Louise Borreani and Pat Rawson:

"Ecological datatokens can be considered “green” in the sense that their possession, staking, or exchange on markets generates financial flows that incentivize a growing awareness and understanding of complex ecosystems. As mentioned in previous chapters, the observation of the biosphere and its constituent ecosystems is the first critical step towards effective intervention. Ecological data informing an ecosystem’s state is of paramount importance for ongoing management of the environment, used in ecological simulations and model development, climate models, verification of research results, meta-analysis, natural resource management, and education (among other use cases).

The market for ecological state data has grown significantly over the years, and many applications requiring high quality ecological data are being developed. New financial branches such as Spatial Finance that integrate “geospatial data with financial analysis and decision-making” and innovative AI algorithms/applications which have the direct aim of conserving or regenerating natural ecosystems are emerging.
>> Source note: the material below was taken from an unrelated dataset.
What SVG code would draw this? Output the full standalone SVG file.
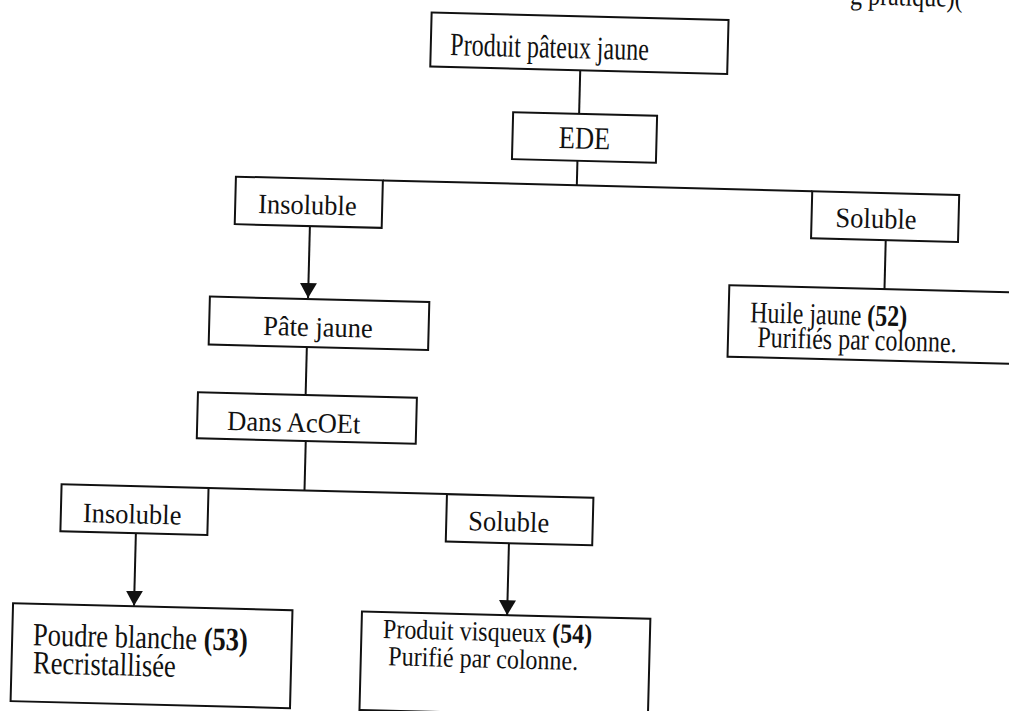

Example Web3 projects gathering environmental data include dClimate and the Open Climate database from Open Earth. The global environmental monitoring data sector reached several billion USD in 2020, and is expected to double by 2030.

Despite the overall appetite for ecological state data of various types—agricultural, environmental monitoring, weather and climate—available datasets remain limited and siloed across actors, territories, and industries. Web3 offers the possibility to collectivize large data sets to form so-called “data trust DAO[s]”, strengthening the control and market power that data producers have over their data. With this in mind, DAOs hold the potential to democratize the vast wealth afforded by biodiversity and other environmental scientific IP, further incentivizing adequate data collection."

(https://mirror.xyz/ecofrontiers.eth/zkh2LoADInAgr7GLbXnsuUOEcwJKFE4GuUSYuYU22io)


Examples

"Environmental process tokens are the green crypto-asset par excellence—flag-bearing assets that aim to represent a specific environmental process, such as carbon sequestration or biodiversity. To ensure fair representation of these environmental processes, their production is institutionally constrained by methodologies defining Monitoring, Reporting, and Verification (MRV) standards.

As a rule of thumb, the stricter the methodology, the fairer its representation of the underlying material reality. Traditionally, these methodologies have been developed, certified, and governed by centralized institutions, whose issued assets are exchanged on traditional voluntary or regulated markets. Today, there are four main companies that develop standards and certify projects: Verra, Gold Standard, American Carbon Registry, and Climate Action Reserve. These issuers and the value chain at large, including project developers and brokers, are under general scrutiny for fraud, double counting, and questionable material results, revealing ample opportunities for Web3 innovation to plug-in and fix structural value chain gaps."